Maximising Your Levy Utilisation
Many Malaysian companies contribute levy but never claim it back. This is essentially throwing money away. Here is how to maximise your return:
1. Track Your Balance Monthly
Log in to e-TRIS at least monthly to monitor your levy balance. Set a target utilisation rate of at least 80%.
2. Plan Training Annually
Create an annual training plan at the start of each year. Map out which employees need training, what skills are priorities, and schedule programmes throughout the year.
3. Use SBL-Khas for Flexibility
SBL-Khas has shorter lead times (14 days vs 30 days) and is more flexible for SMEs. Use it for ad-hoc training needs.
4. Invest in High-Impact Training
Rather than spreading your levy across many small workshops, consider investing in comprehensive programmes like AI training that deliver measurable productivity improvements.

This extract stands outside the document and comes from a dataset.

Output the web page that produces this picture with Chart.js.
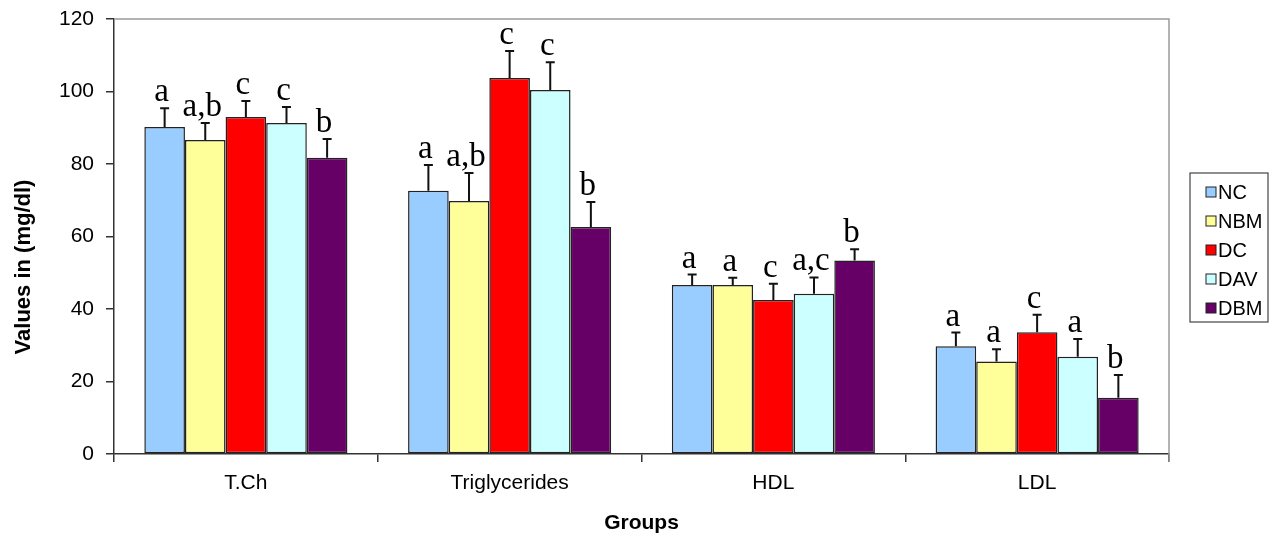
<!DOCTYPE html>
<html>
<head>
<meta charset="utf-8">
<script src="https://cdn.jsdelivr.net/npm/chart.js@4/dist/chart.umd.min.js"></script>
<style>
  html, body { margin: 0; padding: 0; background: #ffffff; }
  #wrap { width: 1276px; height: 539px; }
</style>
</head>
<body>
<div id="wrap"><canvas id="c" width="1276" height="539"></canvas></div>
<script>
// ---- data ----
const categories = ['T.Ch', 'Triglycerides', 'HDL', 'LDL'];
const seriesNames = ['NC', 'NBM', 'DC', 'DAV', 'DBM'];
const NC  = [90.2, 72.6, 46.6, 29.7];
const NBM = [86.6, 69.8, 46.6, 25.5];
const DC  = [93.0, 103.7, 42.5, 33.6];
const DAV = [91.3, 100.4, 44.2, 26.8];
const DBM = [81.7, 62.6, 53.4, 15.5];
const errNC  = [5.2, 7.1, 2.9, 3.8];
const errNBM = [4.7, 7.7, 2.0, 3.4];
const errDC  = [4.4, 7.5, 4.5, 4.8];
const errDAV = [4.4, 7.7, 4.5, 4.9];
const errDBM = [5.2, 6.9, 3.1, 6.3];
const lettersNC  = ['a', 'a', 'a', 'a'];
const lettersNBM = ['a,b', 'a,b', 'a', 'a'];
const lettersDC  = ['c', 'c', 'c', 'c'];
const lettersDAV = ['c', 'c', 'a,c', 'a'];
const lettersDBM = ['b', 'b', 'b', 'b'];
const yTicks = [0, 20, 40, 60, 80, 100, 120];
const yTitle = 'Values in (mg/dl)';
const xTitle = 'Groups';

const colors = ['#99CCFF', '#FFFF99', '#FF0000', '#CCFFFF', '#660066'];
const values = [NC, NBM, DC, DAV, DBM];
const errors = [errNC, errNBM, errDC, errDAV, errDBM];
const letters = [lettersNC, lettersNBM, lettersDC, lettersDAV, lettersDBM];

const datasets = seriesNames.map((name, i) => ({
  label: name,
  data: values[i],
  errors: errors[i],
  letters: letters[i],
  backgroundColor: colors[i],
  borderColor: '#222222',
  borderWidth: 1.5,
  borderSkipped: false,
  categoryPercentage: 0.77,
  barPercentage: 1.0
}));

const framePlugin = {
  id: 'frame',
  beforeDatasetsDraw(chart) {
    const { ctx, chartArea: a } = chart;
    ctx.save();
    ctx.strokeStyle = '#9a9a9a';
    ctx.lineWidth = 1.5;
    ctx.beginPath();
    ctx.moveTo(a.left, a.top);
    ctx.lineTo(a.right, a.top);
    ctx.lineTo(a.right, a.bottom + 8);
    ctx.stroke();
    ctx.restore();
  }
};

const errorPlugin = {
  id: 'errbars',
  afterDatasetsDraw(chart) {
    const { ctx } = chart;
    const ys = chart.scales.y;
    ctx.save();
    chart.data.datasets.forEach((ds, di) => {
      const meta = chart.getDatasetMeta(di);
      meta.data.forEach((bar, j) => {
        const v = ds.data[j];
        const e = ds.errors[j];
        const yTop = ys.getPixelForValue(v + e);
        const yBar = ys.getPixelForValue(v);
        ctx.strokeStyle = '#111';
        ctx.lineWidth = 2;
        ctx.beginPath();
        ctx.moveTo(bar.x, yBar);
        ctx.lineTo(bar.x, yTop);
        ctx.moveTo(bar.x - 4.5, yTop);
        ctx.lineTo(bar.x + 4.5, yTop);
        ctx.stroke();
        ctx.fillStyle = '#000';
        ctx.font = '33px "Liberation Serif", "Times New Roman", serif';
        ctx.textAlign = 'center';
        ctx.textBaseline = 'alphabetic';
        ctx.fillText(ds.letters[j], bar.x - 3, yTop - 7);
      });
    });
    ctx.restore();
  }
};

const legendPlugin = {
  id: 'customLegend',
  afterDraw(chart) {
    const { ctx } = chart;
    const x0 = 1190, y0 = 173, w = 78, h = 149;
    ctx.save();
    ctx.fillStyle = '#ffffff';
    ctx.fillRect(x0, y0, w, h);
    ctx.strokeStyle = '#444';
    ctx.lineWidth = 1.2;
    ctx.strokeRect(x0, y0, w, h);
    ctx.font = '20px "Liberation Sans", Arial, sans-serif';
    ctx.textBaseline = 'middle';
    ctx.textAlign = 'left';
    chart.data.datasets.forEach((ds, i) => {
      const cy = y0 + 19 + i * 29;
      ctx.fillStyle = ds.backgroundColor;
      ctx.fillRect(1206, cy - 5, 10, 10);
      ctx.strokeStyle = '#222';
      ctx.lineWidth = 1;
      ctx.strokeRect(1206, cy - 5, 10, 10);
      ctx.fillStyle = '#000';
      ctx.fillText(ds.label, 1218, cy + 1);
    });
    ctx.restore();
  }
};

const yTitlePlugin = {
  id: 'yTitle',
  afterDraw(chart) {
    const { ctx } = chart;
    ctx.save();
    ctx.translate(24, 267);
    ctx.rotate(-Math.PI / 2);
    ctx.font = 'bold 22px "Liberation Sans", Arial, sans-serif';
    ctx.fillStyle = '#000';
    ctx.textAlign = 'center';
    ctx.textBaseline = 'middle';
    ctx.fillText(yTitle, 0, 0);
    ctx.restore();
  }
};

new Chart(document.getElementById('c'), {
  type: 'bar',
  data: { labels: categories, datasets },
  options: {
    responsive: false,
    animation: false,
    layout: { padding: { top: 19, right: 107, bottom: 0, left: 0 } },
    plugins: {
      legend: { display: false },
      tooltip: { enabled: false }
    },
    scales: {
      y: {
        min: 0,
        max: 120,
        afterBuildTicks(scale) { scale.ticks = yTicks.map(v => ({ value: v })); },
        afterFit(scale) { scale.width = 114; },
        ticks: {
          color: '#000',
          padding: 12,
          font: { family: '"Liberation Sans", Arial, sans-serif', size: 21, lineHeight: 0.5 }
        },
        grid: { drawOnChartArea: false, tickLength: 8, color: '#333', lineWidth: 1.5 },
        border: { color: '#333', width: 1.5 }
      },
      x: {
        afterFit(scale) { scale.height = 85; },
        ticks: {
          color: '#000',
          padding: 9,
          font: { family: '"Liberation Sans", Arial, sans-serif', size: 21 }
        },
        grid: { drawOnChartArea: false, tickLength: 8, color: '#333', lineWidth: 1.5, offset: true },
        border: { color: '#333', width: 1.5 },
        title: {
          display: true,
          text: xTitle,
          color: '#000',
          padding: { top: 0, bottom: 3 },
          font: { family: '"Liberation Sans", Arial, sans-serif', size: 21, weight: 'bold' }
        }
      }
    }
  },
  plugins: [framePlugin, errorPlugin, legendPlugin, yTitlePlugin]
});
</script>
</body>
</html>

5. Combine with Industry Programmes
HRDF occasionally offers special programmes (like PROLUS) that provide additional funding beyond your levy balance. Watch for announcements on the HRDF portal.
HRDF Contribution and AI Training
AI and digital skills training is one of the highest-ROI uses of your HRDF levy. A single AI training programme can automate processes worth many times the training cost.
Example ROI calculation:
- 5-day AI training for 10 employees: RM15,000 (fully claimable)
- Each employee automates 2 hours/week of repetitive tasks
- Annual time savings: 10 x 2 x 52 = 1,040 hours
- At RM30/hour average: RM31,200 in annual productivity gains
- ROI: 108% in year one
How Pertama Partners Helps with Levy Utilisation
Pertama Partners works with Malaysian companies to maximise their HRDF levy utilisation through AI and digital skills training. We provide levy utilisation audits, recommend training programmes aligned with your business goals, and handle all HRDF documentation.
Frequently Asked Questions
Frequently Asked Questions
The HRDF levy is 1% of each Malaysian employee's monthly gross wages. For a company with RM200,000 monthly payroll, the levy is RM2,000/month or RM24,000/year.
HRDF contributions fund the training levy balance that your company can claim back when sending employees for approved training programmes. Think of it as a dedicated training savings account.
Temporary exemptions are available for companies in financial difficulty. Permanent exemptions apply to government bodies and companies below the mandatory employee threshold. Apply through PSMB with supporting documentation.
HRDF levy is typically deducted alongside EPF contributions. You can view your levy statements and payment status through the e-TRIS portal. Payment is due by the 15th of the following month.
Your levy balance accumulates over time. However, unused levy is essentially money your company has invested without getting returns. Aim for at least 80% utilisation by planning regular training programmes.